We also learn to achieve our goals. This is probably the best motivator I’ve ever discovered, at least in my own life. I have had two goals for several years: 1, to do living history, and 2, to do cross-cultural mission work abroad. These goals have pushed me to study history in ways I never imagined and to immerse myself in languages. I want to succeed at these challenges, so I do the research I need to grow. Goals motivate everyone – do you remember driver’s education, or premarital mentoring? We work harder at these things because we want the rewards. Psychology calls these “incentives.”
The final category of learning motivators is our interests and the things that make us curious. I’ve found these often go together with our goals – I’m interested in learning languages because of the goals I have. I learn about cooking because I’m interested in it.

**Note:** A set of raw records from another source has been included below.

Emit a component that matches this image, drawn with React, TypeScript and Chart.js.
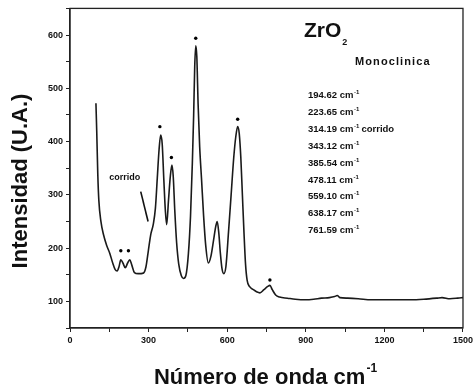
import React, { useEffect, useRef } from "react";
import { Chart, registerables } from "chart.js";

Chart.register(...registerables);

// Raman spectrum (wavenumber cm-1, intensity a.u.)
const waveNumbers = [
  99, 102, 106, 110, 118, 128, 140, 152, 163, 172, 180, 187, 194, 202, 211, 220, 228, 236, 246, 260,
  280, 290, 299, 308, 318, 326, 333, 340, 346, 352, 358, 364, 369, 376, 383, 389, 394, 400, 407, 415,
  425, 433, 442, 452, 460, 467, 472, 476, 480, 484, 489, 495, 502, 510, 518, 528, 538, 548, 556, 562,
  568, 574, 580, 587, 595, 605, 615, 625, 633, 640, 646, 652, 658, 664, 670, 676, 685, 700, 712, 725,
  740, 755, 763, 772, 785, 800, 830, 860, 900, 930, 960, 990, 1010, 1020, 1030, 1060, 1100, 1150, 1200,
  1250, 1300, 1350, 1400, 1420, 1450, 1480, 1500,
];
const intensities = [
  472, 420, 340, 290, 250, 225, 205, 190, 172, 160, 157, 165, 178, 172, 163, 172, 178, 168, 154, 152,
  153, 165, 195, 225, 245, 275, 330, 385, 412, 395, 330, 270, 244, 290, 335, 356, 335, 270, 210, 170,
  148, 143, 148, 190, 260, 360, 450, 540, 580, 560, 470, 390, 330, 260, 205, 172, 185, 215, 240, 250,
  228, 190, 162, 152, 165, 230, 300, 370, 410, 428, 415, 370, 300, 230, 170, 140, 128, 122, 118, 116,
  122, 128, 130, 122, 112, 108, 106, 104, 103, 104, 106, 107, 109, 111, 107, 106, 105, 103, 103,
  103, 103, 104, 106, 107, 105, 106, 107,
];

// marked peaks (asterisks)
const markX = [194, 223, 343, 387, 480, 640, 763];
const markY = [195, 195, 428, 370, 594, 442, 140];

// peak list text
const peakList = ["194.62", "223.65", "314.19", "343.12", "385.54", "478.11", "559.10", "638.17", "761.59"];
const shoulderIndex = 2;

const xTickStep = 150;
const xLabelStep = 300;
const yTickStep = 50;
const yLabelStep = 100;

const FONT = '"Liberation Sans", Arial, sans-serif';

const annotate = {
  id: "annotate",
  afterDraw(chart: any) {
    const ctx = chart.ctx as CanvasRenderingContext2D;
    const a = chart.chartArea;
    const xs = chart.scales.x;
    const ys = chart.scales.y;
    ctx.save();
    // frame
    ctx.strokeStyle = "#222";
    ctx.lineWidth = 1.3;
    ctx.strokeRect(a.left, a.top, a.right - a.left, a.bottom - a.top);

    ctx.fillStyle = "#111";
    // y title
    ctx.save();
    ctx.translate(21, 181);
    ctx.rotate(-Math.PI / 2);
    ctx.font = `bold 22px ${FONT}`;
    ctx.textAlign = "center";
    ctx.textBaseline = "middle";
    ctx.fillText("Intensidad (U.A.)", 0, 0);
    ctx.restore();

    // x title
    ctx.font = `bold 22px ${FONT}`;
    ctx.textBaseline = "alphabetic";
    ctx.textAlign = "left";
    const xt = "Número de onda cm";
    const w = ctx.measureText(xt).width;
    ctx.font = `bold 12px ${FONT}`;
    const sw = ctx.measureText("-1").width;
    const x0 = 265 - (w + sw) / 2;
    ctx.font = `bold 22px ${FONT}`;
    ctx.fillText(xt, x0, 384);
    ctx.font = `bold 12px ${FONT}`;
    ctx.fillText("-1", x0 + w + 1, 372);

    // ZrO2
    ctx.font = `bold 21px ${FONT}`;
    ctx.fillText("ZrO", 304, 37);
    const zw = ctx.measureText("ZrO").width;
    ctx.font = `bold 9px ${FONT}`;
    ctx.fillText("2", 304 + zw + 1, 45);

    // Monoclinica
    ctx.font = `bold 11px ${FONT}`;
    try { (ctx as any).letterSpacing = "1.1px"; } catch (e) {}
    ctx.fillText("Monoclinica", 355, 65);
    try { (ctx as any).letterSpacing = "0px"; } catch (e) {}

    // peak list
    peakList.forEach((p, i) => {
      const yb = 98 + i * 16.9;
      ctx.font = `bold 9.5px ${FONT}`;
      const t = p + " cm";
      ctx.fillText(t, 308, yb);
      const tw = ctx.measureText(t).width;
      ctx.font = `bold 6px ${FONT}`;
      ctx.fillText("-1", 308 + tw + 0.5, yb - 4);
      if (i === shoulderIndex) {
        ctx.font = `bold 9.5px ${FONT}`;
        ctx.fillText("corrido", 308 + tw + 8, yb);
      }
    });

    // "corrido" label and arrow
    ctx.font = `bold 9px ${FONT}`;
    ctx.fillText("corrido", xs.getPixelForValue(150), ys.getPixelForValue(327));
    ctx.beginPath();
    ctx.lineWidth = 1.6;
    ctx.strokeStyle = "#111";
    ctx.moveTo(xs.getPixelForValue(270), ys.getPixelForValue(306));
    ctx.lineTo(xs.getPixelForValue(298), ys.getPixelForValue(250));
    ctx.stroke();
    ctx.restore();
  },
};

export default function App() {
  const ref = useRef<HTMLCanvasElement | null>(null);
  useEffect(() => {
    if (!ref.current) return;
    const chart = new Chart(ref.current, {
      type: "line",
      data: {
        datasets: [
          {
            data: waveNumbers.map((x, i) => ({ x, y: intensities[i] })),
            borderColor: "#1a1a1a",
            borderWidth: 1.6,
            pointRadius: 0,
            tension: 0.35,
            cubicInterpolationMode: "monotone",
            fill: false,
          },
          {
            data: markX.map((x, i) => ({ x, y: markY[i] })),
            showLine: false,
            pointRadius: 1.7,
            pointBackgroundColor: "#000",
            pointBorderColor: "#000",
            pointBorderWidth: 0,
          },
        ],
      },
      options: {
        animation: false,
        responsive: false,
        layout: { padding: { left: 0, top: 8, right: 13, bottom: 0 } },
        plugins: { legend: { display: false }, tooltip: { enabled: false }, title: { display: false } },
        scales: {
          x: {
            type: "linear",
            min: 0,
            max: 1500,
            afterFit: (s: any) => { s.height = 64; },
            ticks: {
              stepSize: xTickStep,
              autoSkip: false,
              maxRotation: 0,
              padding: 3,
              color: "#111",
              font: { family: FONT, size: 9, weight: "bold" },
              callback: (v: any) => (Number(v) % xLabelStep === 0 ? String(v) : ""),
            },
            grid: { drawOnChartArea: false, drawTicks: true, tickLength: 4, color: "#222", lineWidth: 1 },
            border: { display: true, color: "#222", width: 1.3 },
          },
          y: {
            min: 50,
            max: 650,
            afterFit: (s: any) => { s.width = 70; },
            ticks: {
              stepSize: yTickStep,
              autoSkip: false,
              padding: 3,
              color: "#111",
              font: { family: FONT, size: 9, weight: "bold" },
              callback: (v: any) => (Number(v) % yLabelStep === 0 ? String(v) : ""),
            },
            grid: { drawOnChartArea: false, drawTicks: true, tickLength: 4, color: "#222", lineWidth: 1 },
            border: { display: true, color: "#222", width: 1.3 },
          },
        },
      } as any,
      plugins: [annotate],
    });
    return () => chart.destroy();
  }, []);
  return (
    <div style={{ position: "fixed", left: 0, top: 0, width: 476, height: 392, background: "#fff" }}>
      <canvas ref={ref} width={476} height={392} style={{ display: "block" }} />
    </div>
  );
}
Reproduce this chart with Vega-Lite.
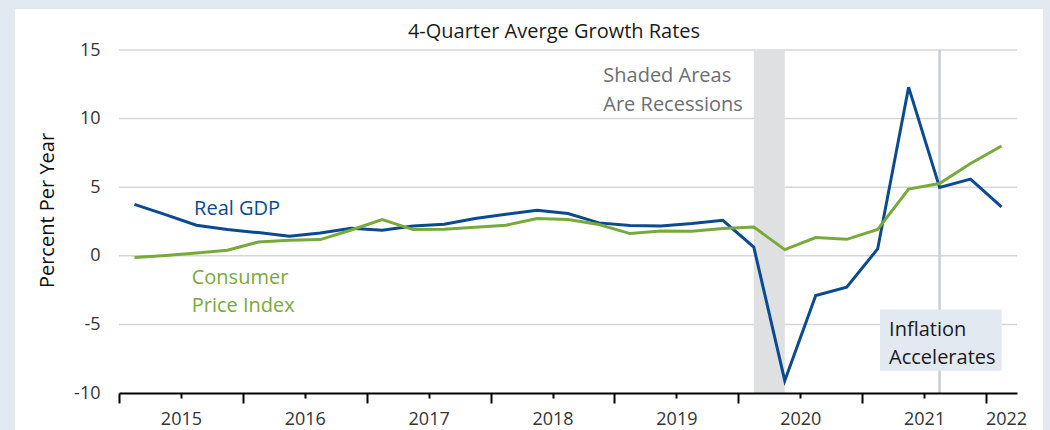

I frequently hear a news report on the radio that intrigues me, so I look it up later on the internet to gain more information.
This isn’t my most in-depth post, but I believe that studying what motivates us helps us to learn better. This is especially important for teachers and parents. Children typically aren’t motivated by a stack of workbooks and a checklist. In school, we’re studying how to teach using “constructivist” theory, which I’m realizing has been around forever. It’s the way things used to be done! A constructivist lets children explore, designs situations for the child to interact with, then helps the child process what they found (i.e. providing vocabulary for their discoveries). Mothers have been doing this for centuries through free play and work-beside-me chores.
I think it’s funny that the new learning theory for public schools is the same one that’s been used in homes forever. Kudos to you home-schoolers who’ve had the right idea all along.